Alex C. Walker Foundation quote:
Michael De Alessi describes a trip he completed in April 2008 to Wakatobi,
an eco-tourist venture in a remote area of Indonesia, where local communities foster sustainable fishing
practices and coral reef conservation, including a set of no-fishing reserves. The owners of the resort
contracted with villages to prohibit destructive fishing practices, such as the use of cyanide and dynamite,
on all the reefs and stop fishing completely on some of the reefs. The only reason that these contracts,
and the ecosystem services that they pay for, are possible is because local communities have exclusive rights to
certain reefs. The site visit explored how the communities have combined fishing rights with reserves.
Wakatobi Observations by Michael De Alessi
From March 26-April 8, 2008 Michael De Alessi visited Wakatobi and its environs in Indonesia to investigate the
integration of marine reserves and marine tenure in the developing world. The trip was sponsored by a grant from
the Alex C. Walker Foundation with support from the Reason Foundation and the Wakatobi Dive Resort.
Local fishing village - photo by Michael De Alessi
Wakatobi is the name of a dive resort off of the island of Tomia, and also the name of a vast marine reserve off the
Southeastern tip of Sulawesi created by the government of Indonesia in 1996. The Wakatobi Marine Reserve covers
almost 1.4 million hectares but is not very well enforced - locals do not respect the park and destructive fishing,
as well as piles of garbage from shipping traffic, are common occurrences within the reserve.
The Wakatobi Dive Resort, however, has set up its own set of protected areas in conjunction with the local
villages that, according to traditional law - hukum adat - have the right to fish on the reefs. These arrangements
started at approximately the same time as the creation of the marine reserve.
The owners of the resort believe that it is their duty to their investors to "preserve the main asset, namely the
healthy reefs", and so they have contracted with 17 villages around the nearby island to prohibit destructive
fishing methods (most notably dynamite and cyanide) on all of the reefs, to prohibit fishing completely on some
of the reefs, and to limit fishing methods to less-intrusive, more traditional fishing methods (such as hook and line)
on other reefs. These payments depend on the size of the villages, the reefs, and the extent of the protection.
Along with other conservation-related sponsorships, annual direct contributions to local communities are greater
than six figures, significant sums in a country where the average daily income is about $2 a day.

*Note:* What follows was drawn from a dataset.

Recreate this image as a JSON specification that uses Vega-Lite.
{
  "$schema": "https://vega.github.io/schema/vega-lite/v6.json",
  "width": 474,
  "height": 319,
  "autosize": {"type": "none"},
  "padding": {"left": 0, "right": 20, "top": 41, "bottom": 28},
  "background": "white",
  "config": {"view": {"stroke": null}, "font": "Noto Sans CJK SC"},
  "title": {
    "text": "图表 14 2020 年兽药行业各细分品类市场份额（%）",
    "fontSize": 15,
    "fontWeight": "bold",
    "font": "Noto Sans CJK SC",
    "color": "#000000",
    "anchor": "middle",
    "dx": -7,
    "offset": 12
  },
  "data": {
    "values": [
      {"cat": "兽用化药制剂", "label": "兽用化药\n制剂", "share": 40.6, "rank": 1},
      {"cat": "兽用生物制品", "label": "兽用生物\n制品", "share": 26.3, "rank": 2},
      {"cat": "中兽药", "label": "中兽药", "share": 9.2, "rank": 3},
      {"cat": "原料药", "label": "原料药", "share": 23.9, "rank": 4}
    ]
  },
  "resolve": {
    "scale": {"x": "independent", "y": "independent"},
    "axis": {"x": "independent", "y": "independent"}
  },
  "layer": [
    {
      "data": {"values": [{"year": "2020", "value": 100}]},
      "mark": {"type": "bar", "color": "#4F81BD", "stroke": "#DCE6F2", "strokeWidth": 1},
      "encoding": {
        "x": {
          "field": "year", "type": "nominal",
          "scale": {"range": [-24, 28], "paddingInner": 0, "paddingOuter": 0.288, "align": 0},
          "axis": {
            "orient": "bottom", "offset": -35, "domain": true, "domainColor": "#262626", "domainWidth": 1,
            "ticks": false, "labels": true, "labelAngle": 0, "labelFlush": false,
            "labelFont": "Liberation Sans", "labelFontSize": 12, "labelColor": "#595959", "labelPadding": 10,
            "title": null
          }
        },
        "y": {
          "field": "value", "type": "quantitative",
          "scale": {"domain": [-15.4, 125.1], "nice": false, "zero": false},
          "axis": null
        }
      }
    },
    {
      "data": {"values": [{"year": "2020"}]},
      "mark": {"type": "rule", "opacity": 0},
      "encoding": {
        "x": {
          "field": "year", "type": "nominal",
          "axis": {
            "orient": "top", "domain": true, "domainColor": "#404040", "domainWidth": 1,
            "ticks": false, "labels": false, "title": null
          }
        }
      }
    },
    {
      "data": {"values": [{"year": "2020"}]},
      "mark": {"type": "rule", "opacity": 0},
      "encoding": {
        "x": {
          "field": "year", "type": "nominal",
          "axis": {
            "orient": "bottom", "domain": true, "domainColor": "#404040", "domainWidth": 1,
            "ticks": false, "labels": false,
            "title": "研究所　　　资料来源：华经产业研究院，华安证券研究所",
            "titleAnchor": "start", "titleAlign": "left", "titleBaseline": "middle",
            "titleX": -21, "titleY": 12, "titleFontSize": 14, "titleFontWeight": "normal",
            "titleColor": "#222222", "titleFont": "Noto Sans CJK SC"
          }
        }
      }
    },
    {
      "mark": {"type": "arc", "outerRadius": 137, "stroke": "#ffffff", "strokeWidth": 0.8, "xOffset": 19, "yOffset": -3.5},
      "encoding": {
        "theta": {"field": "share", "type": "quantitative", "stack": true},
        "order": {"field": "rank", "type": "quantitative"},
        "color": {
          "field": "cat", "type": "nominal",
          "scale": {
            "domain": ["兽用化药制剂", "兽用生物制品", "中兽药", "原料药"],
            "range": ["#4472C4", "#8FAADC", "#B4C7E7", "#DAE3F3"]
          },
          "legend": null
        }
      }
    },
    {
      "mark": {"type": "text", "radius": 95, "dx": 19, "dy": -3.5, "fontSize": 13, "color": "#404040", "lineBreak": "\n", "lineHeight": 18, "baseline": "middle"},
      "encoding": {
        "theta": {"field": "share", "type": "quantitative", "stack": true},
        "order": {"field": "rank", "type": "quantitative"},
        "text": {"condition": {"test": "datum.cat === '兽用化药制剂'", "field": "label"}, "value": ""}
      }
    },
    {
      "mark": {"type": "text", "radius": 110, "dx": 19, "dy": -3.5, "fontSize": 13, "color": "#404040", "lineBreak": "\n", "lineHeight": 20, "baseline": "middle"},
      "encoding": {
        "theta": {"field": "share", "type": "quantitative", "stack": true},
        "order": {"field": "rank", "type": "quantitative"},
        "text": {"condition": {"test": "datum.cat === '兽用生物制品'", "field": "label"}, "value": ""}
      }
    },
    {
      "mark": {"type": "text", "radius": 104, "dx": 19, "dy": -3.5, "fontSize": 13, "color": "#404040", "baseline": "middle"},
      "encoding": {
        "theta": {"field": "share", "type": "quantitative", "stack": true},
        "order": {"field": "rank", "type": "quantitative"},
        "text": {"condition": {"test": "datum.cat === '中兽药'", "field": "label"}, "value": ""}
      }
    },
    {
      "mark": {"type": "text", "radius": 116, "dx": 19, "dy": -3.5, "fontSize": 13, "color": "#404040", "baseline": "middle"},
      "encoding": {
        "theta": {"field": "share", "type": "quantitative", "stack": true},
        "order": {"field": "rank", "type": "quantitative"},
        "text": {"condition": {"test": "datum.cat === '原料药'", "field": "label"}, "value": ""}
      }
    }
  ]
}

|Photo taken by Michael De Alessi|
The money is paid to a community council, and part of the stipulation from the resort is that the books be open to
everyone. Funds have been used for such things as bringing fresh water to villages, building roads and fences, and
repairing and upgrading school facilities. To enforce these provisions, in the island complex around the resort
there are four reef watch stations which are manned 24 hours a day. There are also two patrol boats that spend
about 8 hours a day on the water. The resort provides binoculars and radios, and gases up the boats. They also
provide gas and radios to the local police, so that anyone caught doing something they shouldn't is dealt with
by the police.
The results in the water are impressive. Large predators such as sharks and big groupers are hard to come by, but
in general the fish life is teeming, and many medium sized predators such as grouper and barracuda indicate that
the fish are getting bigger in both numbers and size in recent years. Perhaps most impressive is the stunning
health and diversity of the coral reefs. Hundreds of species of corals line the reefs, and are rapidly re-colonizing
areas where anchor damage occurred in the past - but clearly does not anymore.

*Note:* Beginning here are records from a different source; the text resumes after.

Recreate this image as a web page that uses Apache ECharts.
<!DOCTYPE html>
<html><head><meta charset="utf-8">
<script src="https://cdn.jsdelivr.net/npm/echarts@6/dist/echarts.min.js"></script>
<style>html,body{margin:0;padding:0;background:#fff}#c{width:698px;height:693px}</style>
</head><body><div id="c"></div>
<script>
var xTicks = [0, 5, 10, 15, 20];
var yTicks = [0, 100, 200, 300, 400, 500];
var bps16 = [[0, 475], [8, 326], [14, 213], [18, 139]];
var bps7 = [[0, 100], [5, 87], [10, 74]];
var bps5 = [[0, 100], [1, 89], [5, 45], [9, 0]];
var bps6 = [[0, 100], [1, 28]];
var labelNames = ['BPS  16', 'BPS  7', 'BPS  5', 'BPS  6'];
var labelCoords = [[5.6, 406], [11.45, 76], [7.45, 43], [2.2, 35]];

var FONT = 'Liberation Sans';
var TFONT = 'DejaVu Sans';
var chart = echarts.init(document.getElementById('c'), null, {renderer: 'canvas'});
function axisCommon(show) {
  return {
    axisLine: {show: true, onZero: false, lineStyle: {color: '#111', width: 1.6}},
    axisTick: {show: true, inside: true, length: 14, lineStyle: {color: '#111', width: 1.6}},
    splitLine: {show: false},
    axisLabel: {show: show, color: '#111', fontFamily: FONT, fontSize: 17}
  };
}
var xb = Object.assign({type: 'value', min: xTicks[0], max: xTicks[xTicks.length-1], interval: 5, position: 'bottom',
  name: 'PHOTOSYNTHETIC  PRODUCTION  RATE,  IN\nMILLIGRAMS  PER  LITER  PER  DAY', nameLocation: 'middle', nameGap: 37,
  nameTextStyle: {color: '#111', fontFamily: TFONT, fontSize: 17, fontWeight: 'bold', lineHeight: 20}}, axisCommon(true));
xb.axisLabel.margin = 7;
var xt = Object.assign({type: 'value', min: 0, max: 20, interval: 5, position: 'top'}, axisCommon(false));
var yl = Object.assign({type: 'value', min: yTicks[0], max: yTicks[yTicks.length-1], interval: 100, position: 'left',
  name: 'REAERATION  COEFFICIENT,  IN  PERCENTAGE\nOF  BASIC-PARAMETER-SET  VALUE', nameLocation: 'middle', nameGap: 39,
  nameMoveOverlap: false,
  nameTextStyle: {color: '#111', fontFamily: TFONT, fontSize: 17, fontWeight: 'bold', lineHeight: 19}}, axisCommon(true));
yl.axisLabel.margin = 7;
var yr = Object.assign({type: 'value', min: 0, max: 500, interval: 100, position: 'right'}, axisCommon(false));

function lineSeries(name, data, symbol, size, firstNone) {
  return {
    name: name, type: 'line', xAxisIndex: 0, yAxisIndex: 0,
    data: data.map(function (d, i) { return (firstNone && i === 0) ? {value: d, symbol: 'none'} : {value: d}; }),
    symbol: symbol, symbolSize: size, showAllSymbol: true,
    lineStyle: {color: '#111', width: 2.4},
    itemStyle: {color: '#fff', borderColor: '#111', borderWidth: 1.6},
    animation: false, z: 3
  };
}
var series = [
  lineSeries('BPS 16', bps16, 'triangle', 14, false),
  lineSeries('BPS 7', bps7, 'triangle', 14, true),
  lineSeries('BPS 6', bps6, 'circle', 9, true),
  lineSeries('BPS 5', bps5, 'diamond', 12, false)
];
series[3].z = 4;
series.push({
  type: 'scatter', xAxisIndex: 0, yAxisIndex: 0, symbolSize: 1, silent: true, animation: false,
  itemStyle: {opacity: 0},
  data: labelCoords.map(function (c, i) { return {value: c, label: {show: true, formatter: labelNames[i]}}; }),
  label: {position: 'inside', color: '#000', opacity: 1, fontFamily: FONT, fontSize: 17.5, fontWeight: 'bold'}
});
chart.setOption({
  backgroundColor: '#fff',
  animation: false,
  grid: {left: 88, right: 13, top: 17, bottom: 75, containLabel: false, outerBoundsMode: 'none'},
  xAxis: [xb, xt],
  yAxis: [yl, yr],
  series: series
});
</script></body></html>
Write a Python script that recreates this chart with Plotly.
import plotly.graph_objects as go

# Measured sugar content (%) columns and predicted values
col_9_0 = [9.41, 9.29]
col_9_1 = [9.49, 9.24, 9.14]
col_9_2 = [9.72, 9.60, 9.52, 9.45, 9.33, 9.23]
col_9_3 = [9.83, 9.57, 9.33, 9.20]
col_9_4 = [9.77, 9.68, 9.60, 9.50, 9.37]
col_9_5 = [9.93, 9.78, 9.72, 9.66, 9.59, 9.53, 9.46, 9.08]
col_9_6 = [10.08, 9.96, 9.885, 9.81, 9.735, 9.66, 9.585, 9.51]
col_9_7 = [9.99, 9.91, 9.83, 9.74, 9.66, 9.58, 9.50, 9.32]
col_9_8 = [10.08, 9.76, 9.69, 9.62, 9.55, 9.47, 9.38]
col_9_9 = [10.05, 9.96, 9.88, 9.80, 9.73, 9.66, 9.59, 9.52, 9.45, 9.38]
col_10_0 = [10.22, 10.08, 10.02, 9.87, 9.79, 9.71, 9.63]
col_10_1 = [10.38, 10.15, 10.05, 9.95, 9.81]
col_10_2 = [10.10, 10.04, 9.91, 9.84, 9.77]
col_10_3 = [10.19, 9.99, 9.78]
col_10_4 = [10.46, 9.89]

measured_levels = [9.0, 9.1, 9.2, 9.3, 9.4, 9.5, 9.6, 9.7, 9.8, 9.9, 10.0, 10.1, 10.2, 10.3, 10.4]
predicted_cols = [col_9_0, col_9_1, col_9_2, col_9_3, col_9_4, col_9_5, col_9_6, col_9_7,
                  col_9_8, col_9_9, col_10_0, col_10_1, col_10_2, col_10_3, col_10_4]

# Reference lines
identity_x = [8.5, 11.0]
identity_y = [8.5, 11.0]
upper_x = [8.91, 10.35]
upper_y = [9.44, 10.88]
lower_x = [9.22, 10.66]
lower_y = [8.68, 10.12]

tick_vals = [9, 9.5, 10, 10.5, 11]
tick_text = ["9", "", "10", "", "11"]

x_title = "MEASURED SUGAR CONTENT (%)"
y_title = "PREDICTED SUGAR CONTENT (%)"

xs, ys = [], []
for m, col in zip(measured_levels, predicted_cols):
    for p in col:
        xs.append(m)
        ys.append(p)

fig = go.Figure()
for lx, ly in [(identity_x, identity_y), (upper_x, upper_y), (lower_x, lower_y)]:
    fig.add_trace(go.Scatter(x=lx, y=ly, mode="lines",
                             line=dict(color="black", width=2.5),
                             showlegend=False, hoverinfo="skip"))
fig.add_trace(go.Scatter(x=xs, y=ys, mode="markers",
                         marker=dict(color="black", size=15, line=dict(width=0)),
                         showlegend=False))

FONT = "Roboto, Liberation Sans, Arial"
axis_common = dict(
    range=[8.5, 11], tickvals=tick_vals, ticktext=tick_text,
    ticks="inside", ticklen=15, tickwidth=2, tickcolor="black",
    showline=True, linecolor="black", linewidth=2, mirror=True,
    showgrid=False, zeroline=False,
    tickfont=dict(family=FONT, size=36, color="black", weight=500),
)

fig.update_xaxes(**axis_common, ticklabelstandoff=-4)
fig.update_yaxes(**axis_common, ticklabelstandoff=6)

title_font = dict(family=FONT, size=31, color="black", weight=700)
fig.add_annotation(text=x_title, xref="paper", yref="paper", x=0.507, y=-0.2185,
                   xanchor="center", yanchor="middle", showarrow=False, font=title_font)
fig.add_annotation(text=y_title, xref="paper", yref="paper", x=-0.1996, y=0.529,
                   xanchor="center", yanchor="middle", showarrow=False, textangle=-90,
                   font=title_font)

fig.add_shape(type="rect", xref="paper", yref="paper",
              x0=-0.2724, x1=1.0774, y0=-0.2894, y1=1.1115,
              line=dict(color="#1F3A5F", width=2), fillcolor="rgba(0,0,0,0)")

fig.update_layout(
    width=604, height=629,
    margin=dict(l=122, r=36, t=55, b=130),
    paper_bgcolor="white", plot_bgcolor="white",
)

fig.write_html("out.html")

I was not able to investigate the health of the reefs outside of the zone of influence of the resort, but I did
speak to people in the villages and the resort about the enforcement of the larger marine park, and it is basically
non-existent. Local community don't like it because they don't see any good coming from it, only interference, and
other observers have noted that of the small number of boats requisitioned to cover over a million hectares, most
are inoperable and in need of repair. In the zone around the resort, however, there is about one case of dynamite
fishing every year, always by outsiders who have not heard about the local enforcement. And since the explosion
can be heard for as much as 15 miles, the offenders are invariably caught.
Of course, the change in fishing has affected the fishing practices of the villages. One or two people complained
that there were fewer places to fish anymore, which is certainly true. There are, however, still many places to
fish near shore in between protected areas, and according to others (villagers and divers from Wakatobi), the
fishing is noticeably better in those areas than it was ten years ago, presumably due to the protection of nearby reefs.

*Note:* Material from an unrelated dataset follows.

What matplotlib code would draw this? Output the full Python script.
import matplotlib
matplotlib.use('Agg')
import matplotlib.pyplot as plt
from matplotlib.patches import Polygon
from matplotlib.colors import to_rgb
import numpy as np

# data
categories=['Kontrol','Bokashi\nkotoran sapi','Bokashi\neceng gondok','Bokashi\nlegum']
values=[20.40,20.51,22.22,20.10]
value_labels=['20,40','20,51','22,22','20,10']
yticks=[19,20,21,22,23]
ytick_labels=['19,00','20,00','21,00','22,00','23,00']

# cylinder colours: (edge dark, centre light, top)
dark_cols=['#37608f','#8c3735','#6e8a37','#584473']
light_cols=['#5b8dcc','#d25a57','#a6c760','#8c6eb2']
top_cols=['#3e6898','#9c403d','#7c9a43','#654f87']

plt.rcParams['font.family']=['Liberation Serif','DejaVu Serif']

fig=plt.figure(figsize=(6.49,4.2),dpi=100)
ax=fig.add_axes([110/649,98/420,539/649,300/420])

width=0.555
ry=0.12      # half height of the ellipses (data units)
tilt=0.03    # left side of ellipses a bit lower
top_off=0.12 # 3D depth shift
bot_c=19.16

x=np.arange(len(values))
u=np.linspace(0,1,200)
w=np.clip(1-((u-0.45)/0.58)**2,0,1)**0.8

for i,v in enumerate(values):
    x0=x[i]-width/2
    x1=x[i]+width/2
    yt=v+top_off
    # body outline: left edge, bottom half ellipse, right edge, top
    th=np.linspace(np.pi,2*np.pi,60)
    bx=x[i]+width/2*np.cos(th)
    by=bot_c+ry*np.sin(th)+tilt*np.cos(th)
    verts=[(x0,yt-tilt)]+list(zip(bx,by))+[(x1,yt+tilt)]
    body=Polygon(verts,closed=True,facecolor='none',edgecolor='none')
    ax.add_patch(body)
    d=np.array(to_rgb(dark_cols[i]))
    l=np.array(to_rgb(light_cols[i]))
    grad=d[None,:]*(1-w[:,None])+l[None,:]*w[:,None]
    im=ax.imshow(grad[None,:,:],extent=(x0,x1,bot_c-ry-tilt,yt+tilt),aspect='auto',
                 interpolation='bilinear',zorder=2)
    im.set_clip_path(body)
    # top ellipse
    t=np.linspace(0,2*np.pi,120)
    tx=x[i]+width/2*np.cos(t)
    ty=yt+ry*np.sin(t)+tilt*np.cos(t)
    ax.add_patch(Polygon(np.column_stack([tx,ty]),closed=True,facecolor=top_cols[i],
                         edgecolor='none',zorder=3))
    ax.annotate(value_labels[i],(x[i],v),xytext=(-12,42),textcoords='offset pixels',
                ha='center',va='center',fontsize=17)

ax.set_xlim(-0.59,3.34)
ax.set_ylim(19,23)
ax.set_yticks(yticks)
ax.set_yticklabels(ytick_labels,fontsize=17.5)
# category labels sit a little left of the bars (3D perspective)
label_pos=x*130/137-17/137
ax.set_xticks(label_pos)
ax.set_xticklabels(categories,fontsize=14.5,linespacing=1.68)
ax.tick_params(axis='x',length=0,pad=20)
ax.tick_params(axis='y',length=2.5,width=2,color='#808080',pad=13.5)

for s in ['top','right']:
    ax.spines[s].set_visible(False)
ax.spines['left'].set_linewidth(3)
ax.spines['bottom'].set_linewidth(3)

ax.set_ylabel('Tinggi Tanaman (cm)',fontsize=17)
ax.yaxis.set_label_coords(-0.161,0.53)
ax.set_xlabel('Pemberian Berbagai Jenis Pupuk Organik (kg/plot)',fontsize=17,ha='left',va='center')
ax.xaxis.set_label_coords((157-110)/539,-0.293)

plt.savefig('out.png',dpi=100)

During my visit, the only fish I saw for sale in the villages were small mackerel caught far offshore, but this appears
to be due not to depletion or limitations on access to fishing grounds but to the seasonal nature of the live fish
trade, which depends on demand from Hong Kong especially and which siphons off higher value species at certain times
of the year (even away from the resort, which generally pays about double the market price for species such as Yellow
To get a better sense of the impact of the resort on the reefs and the local communities, much more in-depth research
and time in the field is needed. These preliminary results, however, indicate that tapping into the ecosystem
services provided by the coral reefs, this dive resort has benefited both the local communities and the environment.